The truth is that when women succeed in sport, whether it's as a performer or behind the scenes, they're often doing it while juggling the many other distractions of a so-called normal life - relationships, kids and so on. Even when, like Catriona, they've got a fantastically supportive husband who keeps the childcare going and even caddies for her, too.

And many of those stories are never told - largely because the women involved often don't think they're doing anything special.

I've been a judge for 14 years now on the Sunday Times Sportswomen of the Year Awards. They don't just celebrate the achievements of our brilliant elite stars - like last year's winner Nicole Cooke, who beat off amazing competition from fellow Olympic champions Becky Adlington, Rebecca Romero, Christine Ohuruogu and Victoria Pendleton - not to mention the Three Blondes in a Boat.

Victoria Pendelton
World and Olympic Champion Victoria Pendelton

But we also get to tell the stories of those behind the scenes - the PE teachers, coaches, administrators and volunteers who devote huge energy and love to their own sports clubs, and are often unsung in their own communities, let alone on a wider stage.

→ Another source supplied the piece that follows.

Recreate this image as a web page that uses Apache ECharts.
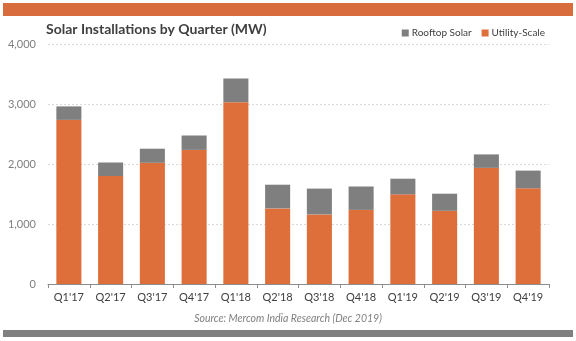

If that rings a bell for you, then you've still got time to nominate your favourite local heroine.

There will be some out there who'll argue that we don't need special awards for women, or indeed special programmes for women's sport, and I partly agree with that.

When you're as good as Jessica Ennis, Paula Radcliffe or Tanni Grey-Thompson, you can pretty much guarantee you're going to get the recognition you deserve. Even though they lost to Germany (as dominant in women's football as Tiger Woods or Roger Federer are in their sports), Hope Powell's England team got prime tea-time BBC TV coverage and double-page spreads in the broadsheet newspapers for reaching the final of Euro 2009. And after their all-conquering year, England's women's cricket team have been rightly celebrated - and I daresay that at least a few people now might correctly identify Charlotte Edwards as captain, and that probably hasn't happened since the days of Rachael Heyhoe-Flint.

Success should bring acclaim and glory - or at least the right to expect some non-patronising coverage in the media. But it doesn't always. In the meantime, I'm delighted to be waving the flag, and, even if it's only once every couple of months, putting Ladies First.


  • Comment number 1.

    I still can't believe that anyone at a PUBLIC BROADCASTER could ever dismiss half of our population as a niche.

    The BBC should have been leading the way in promoting womens sports, as I've said, you are a public broadcaster after all.

    How much would it have cost to show the womens Euros on tv?
    Probably a lot less than we've paid for the rights to Championship football.

    If the BBC continues in its blatantly sexist attitude to sports; just look at how little coverage there is here on the website; I'll simply not pay my licence fee and when taken to court, I'll find it easy to prove the organisation is sexist and therefore show that subsidy shouldn't compulsary.

  • Comment number 2.

    I read many of the responses on a different blog that specifically dealt with the progress made by the women's football team. Some (quite a few) appeared to be out of the dark ages. "Football is a man's game" "My local pub team could have beat them" that sort of thing. I agree with the first poster, the BBC should have given the Women's Euro' Championship more coverage. Reaching a major final is no mean achievement, gender should not be an issue. Well done to Hope and her 'girls' you did well. Fabio Capello is being lauded as the new saviour for merely *qualifying.*

  • Comment number 3.

    While I agree that the Womens team did very well to reach the final, I think that one point many people miss with regard to why the Women's game recieves much less attention than the mens is the much lower standard of the football played.

    It stands to reason that as the game is played by far far fewer people than play the mens game, with a far lower level of professionalism or money for training, recruitment and improving the talent of the players, that the level of football displayed in these matches would probably be akin to that found in a Conference or, at a push, League 2 football match.

    The reason these matches are shown less frequently is that, as with Conference or League 2 matches, the standard of Football is a lot lower than that in the Premier League, Championship, Champions League or male International Football, and so would not attract much of an audience on a mainstream television channel.

    While the BBC is a public service broadcaster, surely it would be slightly patronising of them to show a game of poor quality football merely because it is women playing?